For some years before her death she was afflicted with cataract, from which her father had also suffered. She died at Norwich on 17 April 1875, and was buried at the Rosary Cemetery, beside her father.

==Writings==
- Memorials of the Life of Amelia Opie, selected and arranged from her Letters and Diaries and other manuscripts, Norwich and London, 1854; 2nd edition, 1855 (preface by Thomas Brightwell).
- Palissy the Huguenot Potter, a Tale, 1858, another edition, 1877.
- Life of Linnaeus, 1858.
- Heroes of the Laboratory and Workshop, 1859, 2nd edition 1860.
- Difficulties overcome: Scenes in the Life of A. Wilson, 1860.
- Romance of Incidents in the Lives of Naturalists, 1861.
- Footsteps of the Reformers, 1861.
- Bye-paths of Biography, 1863.
- Above Rubies: Memorials of Christian Gentlewomen, 1864.
- Early Lives and Doings of Great Lawyers, 1866.
- Annals of Curious and Romantic Lives, 1866.
- Annals of Industry and Genius, new edition, 1869, another edition, 1871.
- Memorials of the Life of Mr. Brightwell of Norwich, 1869 (printed for private circulation).
- The Romance of Modern Missions, 1870.
- Georgie's Present, or Tales of Newfoundland, 1871.
- Memorial Chapters in the Lives of Christian Gentlewomen, 1871.
- Nurse Grand's Reminiscences at Home and Abroad, 1871.
- My Brother Harold, a Tale, 1872.
- Lives of Labour: Eminent Naturalists,.
- Men of Mark, a Book of Short Biographies, 1873, another edition, 1879.
- So Great Love : Sketches of Missionary Life and Labour (her last publication).

==Etchings==
Among her published etchings were: two views of Mr. Page's house, Ely, formerly residence of Oliver Cromwell (etched in two sizes, though only the larger was published); two views of Ranworth Decoy (in Lubbock's Fauna of Norfolk); Bromeholme Priory (frontispiece to Green's History of Bacton).

A local print gives the following as a complete list of her unpublished etchings:
- After Rembrandt: the Mill; the Long Landscape; a Dutch landscape; Amsterdam; another landscape and two figure subjects (from original drawings and etchings in the British Museum.
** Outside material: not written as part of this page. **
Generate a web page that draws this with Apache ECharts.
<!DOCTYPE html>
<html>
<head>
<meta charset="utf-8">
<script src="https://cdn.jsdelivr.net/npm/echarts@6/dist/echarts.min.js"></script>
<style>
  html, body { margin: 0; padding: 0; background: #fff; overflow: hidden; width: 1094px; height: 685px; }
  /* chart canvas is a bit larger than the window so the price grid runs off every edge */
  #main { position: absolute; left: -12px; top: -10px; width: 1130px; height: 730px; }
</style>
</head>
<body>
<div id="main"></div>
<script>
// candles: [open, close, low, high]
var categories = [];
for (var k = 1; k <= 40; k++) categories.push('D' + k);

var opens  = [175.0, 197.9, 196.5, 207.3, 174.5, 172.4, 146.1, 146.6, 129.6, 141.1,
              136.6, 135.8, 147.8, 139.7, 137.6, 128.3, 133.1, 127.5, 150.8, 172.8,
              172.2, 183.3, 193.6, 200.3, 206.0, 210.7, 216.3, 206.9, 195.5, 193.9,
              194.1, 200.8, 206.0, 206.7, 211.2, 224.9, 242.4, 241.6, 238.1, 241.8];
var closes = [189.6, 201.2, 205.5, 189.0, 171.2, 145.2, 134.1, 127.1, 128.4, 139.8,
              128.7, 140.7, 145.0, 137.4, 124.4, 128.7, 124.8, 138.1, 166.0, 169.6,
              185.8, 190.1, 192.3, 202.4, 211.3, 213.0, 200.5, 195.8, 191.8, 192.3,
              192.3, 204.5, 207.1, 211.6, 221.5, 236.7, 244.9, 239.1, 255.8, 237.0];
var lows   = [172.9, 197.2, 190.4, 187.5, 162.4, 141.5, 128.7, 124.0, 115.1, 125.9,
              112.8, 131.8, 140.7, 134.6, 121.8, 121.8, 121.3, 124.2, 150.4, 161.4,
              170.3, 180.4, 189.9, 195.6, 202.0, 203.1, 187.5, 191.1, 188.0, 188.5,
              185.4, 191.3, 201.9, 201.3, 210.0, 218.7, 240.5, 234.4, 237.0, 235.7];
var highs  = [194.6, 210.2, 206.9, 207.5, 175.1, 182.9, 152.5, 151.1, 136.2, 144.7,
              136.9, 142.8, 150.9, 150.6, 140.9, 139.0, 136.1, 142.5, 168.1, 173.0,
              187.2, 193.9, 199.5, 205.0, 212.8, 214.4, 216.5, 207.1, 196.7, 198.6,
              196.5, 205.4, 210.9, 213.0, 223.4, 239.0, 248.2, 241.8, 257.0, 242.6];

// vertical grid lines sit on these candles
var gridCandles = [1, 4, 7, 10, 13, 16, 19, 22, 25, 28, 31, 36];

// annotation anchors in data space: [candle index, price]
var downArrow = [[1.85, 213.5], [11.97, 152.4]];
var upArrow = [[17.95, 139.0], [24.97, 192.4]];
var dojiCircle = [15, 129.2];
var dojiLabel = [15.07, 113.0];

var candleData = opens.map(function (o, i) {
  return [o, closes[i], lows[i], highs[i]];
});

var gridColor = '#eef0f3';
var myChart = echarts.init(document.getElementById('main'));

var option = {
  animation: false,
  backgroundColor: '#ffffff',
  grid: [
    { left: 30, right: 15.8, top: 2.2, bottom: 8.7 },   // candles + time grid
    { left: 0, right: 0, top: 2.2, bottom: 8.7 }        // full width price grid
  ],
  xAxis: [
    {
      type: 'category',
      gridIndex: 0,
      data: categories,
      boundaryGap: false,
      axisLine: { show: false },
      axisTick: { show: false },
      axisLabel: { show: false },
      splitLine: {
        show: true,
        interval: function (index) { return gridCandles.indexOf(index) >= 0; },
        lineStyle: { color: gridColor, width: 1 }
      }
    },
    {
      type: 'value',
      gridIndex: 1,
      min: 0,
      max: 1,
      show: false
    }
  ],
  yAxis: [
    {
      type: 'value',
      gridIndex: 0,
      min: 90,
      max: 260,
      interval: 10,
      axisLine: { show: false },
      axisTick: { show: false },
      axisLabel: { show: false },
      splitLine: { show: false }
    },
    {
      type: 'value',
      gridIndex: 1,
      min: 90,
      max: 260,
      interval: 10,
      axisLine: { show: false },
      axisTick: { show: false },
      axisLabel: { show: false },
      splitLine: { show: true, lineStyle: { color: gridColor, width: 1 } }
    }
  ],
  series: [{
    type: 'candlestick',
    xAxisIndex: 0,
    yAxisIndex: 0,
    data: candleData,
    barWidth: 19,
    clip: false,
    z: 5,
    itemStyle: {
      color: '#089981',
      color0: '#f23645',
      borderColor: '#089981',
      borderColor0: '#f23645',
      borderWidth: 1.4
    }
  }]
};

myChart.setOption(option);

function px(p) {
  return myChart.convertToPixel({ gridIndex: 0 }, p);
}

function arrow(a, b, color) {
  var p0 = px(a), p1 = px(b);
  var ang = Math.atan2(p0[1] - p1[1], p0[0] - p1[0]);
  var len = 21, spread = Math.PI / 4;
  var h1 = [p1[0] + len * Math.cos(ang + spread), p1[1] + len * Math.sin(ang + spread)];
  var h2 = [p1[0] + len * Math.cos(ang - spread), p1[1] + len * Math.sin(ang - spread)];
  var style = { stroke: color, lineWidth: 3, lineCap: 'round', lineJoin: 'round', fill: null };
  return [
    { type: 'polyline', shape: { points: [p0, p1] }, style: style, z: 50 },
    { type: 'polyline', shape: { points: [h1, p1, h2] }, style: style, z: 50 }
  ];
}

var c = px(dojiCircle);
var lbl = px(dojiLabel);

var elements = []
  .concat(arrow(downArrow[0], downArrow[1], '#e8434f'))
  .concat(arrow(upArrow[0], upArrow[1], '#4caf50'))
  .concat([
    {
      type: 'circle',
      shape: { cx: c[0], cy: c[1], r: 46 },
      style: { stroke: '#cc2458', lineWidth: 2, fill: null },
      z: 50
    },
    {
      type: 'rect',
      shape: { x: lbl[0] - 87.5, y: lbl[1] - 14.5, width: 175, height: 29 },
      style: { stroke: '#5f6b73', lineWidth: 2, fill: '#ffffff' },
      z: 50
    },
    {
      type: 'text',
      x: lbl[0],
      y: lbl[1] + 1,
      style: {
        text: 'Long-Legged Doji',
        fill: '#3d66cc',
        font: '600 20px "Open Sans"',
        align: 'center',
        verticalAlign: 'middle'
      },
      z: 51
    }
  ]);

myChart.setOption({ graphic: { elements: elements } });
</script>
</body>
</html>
An impression copy of her reproduction of the 'Long Landscape' was placed beside the original in the British Museum, and was said to have deceived good judges).
- After Dürer: Ecce Homo (from etching); Ecce Homo (from wood-cut).
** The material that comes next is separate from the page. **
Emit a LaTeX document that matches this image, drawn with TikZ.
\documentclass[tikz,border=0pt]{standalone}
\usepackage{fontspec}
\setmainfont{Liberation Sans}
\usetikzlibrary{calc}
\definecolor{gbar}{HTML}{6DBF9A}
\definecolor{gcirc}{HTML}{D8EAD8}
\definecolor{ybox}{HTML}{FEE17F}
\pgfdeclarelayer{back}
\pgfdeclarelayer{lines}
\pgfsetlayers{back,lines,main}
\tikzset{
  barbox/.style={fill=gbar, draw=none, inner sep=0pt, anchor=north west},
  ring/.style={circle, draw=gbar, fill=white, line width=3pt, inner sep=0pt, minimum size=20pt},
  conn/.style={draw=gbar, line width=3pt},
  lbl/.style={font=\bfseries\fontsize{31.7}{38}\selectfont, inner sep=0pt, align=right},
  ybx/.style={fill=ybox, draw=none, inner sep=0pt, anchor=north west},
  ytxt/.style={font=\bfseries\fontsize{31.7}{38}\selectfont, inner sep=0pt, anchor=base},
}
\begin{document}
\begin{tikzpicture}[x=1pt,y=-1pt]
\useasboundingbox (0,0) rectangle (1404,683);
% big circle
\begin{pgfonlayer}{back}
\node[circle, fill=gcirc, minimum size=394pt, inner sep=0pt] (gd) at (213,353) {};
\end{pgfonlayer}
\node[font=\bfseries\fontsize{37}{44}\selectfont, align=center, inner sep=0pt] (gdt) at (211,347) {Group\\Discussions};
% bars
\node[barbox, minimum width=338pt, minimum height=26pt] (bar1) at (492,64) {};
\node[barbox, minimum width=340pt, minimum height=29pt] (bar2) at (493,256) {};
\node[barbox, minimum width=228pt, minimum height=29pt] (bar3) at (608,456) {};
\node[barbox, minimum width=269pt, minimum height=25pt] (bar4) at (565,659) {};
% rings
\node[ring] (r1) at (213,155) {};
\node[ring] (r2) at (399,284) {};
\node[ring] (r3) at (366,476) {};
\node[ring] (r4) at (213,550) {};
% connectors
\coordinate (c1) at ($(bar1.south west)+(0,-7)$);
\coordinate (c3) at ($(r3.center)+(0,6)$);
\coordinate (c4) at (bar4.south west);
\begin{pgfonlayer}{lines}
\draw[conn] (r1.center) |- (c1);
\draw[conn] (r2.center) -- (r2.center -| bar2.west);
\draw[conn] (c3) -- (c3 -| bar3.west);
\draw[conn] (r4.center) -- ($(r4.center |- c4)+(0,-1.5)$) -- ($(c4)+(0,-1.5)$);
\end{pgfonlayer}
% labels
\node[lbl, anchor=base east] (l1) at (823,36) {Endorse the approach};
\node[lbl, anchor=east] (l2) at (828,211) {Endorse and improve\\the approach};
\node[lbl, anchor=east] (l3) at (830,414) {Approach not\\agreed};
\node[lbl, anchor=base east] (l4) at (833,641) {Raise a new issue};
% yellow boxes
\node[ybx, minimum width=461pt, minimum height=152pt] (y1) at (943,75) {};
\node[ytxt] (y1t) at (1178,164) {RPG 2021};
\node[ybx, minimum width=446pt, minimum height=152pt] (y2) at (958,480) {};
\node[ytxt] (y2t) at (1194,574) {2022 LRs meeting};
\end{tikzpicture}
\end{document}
- From painting by Richard Wilson formerly in her father's possession.
- Twelve figure subjects, including etchings from Raphael and Fuseli.
- After Annibale Caracci : Holy Family (from etching).
- After Marc Antonio Raimondi : Dancing Cupids (from etching).
- Two small sea subjects from Ruysdael and J. S. Cotman.
- From nature: Bardon Hall, Leicestershire (seat of descendants of Dr. Jacomb); Bradgate Hall, Leicestershire; Flordon Common; Village Street, Flordon; Graves of Ejected Ministers at Oakington, Cambridgeshire; two landscapes with cottages; landscape in the Dutch manner; etching and drawing of cobbler at his bench.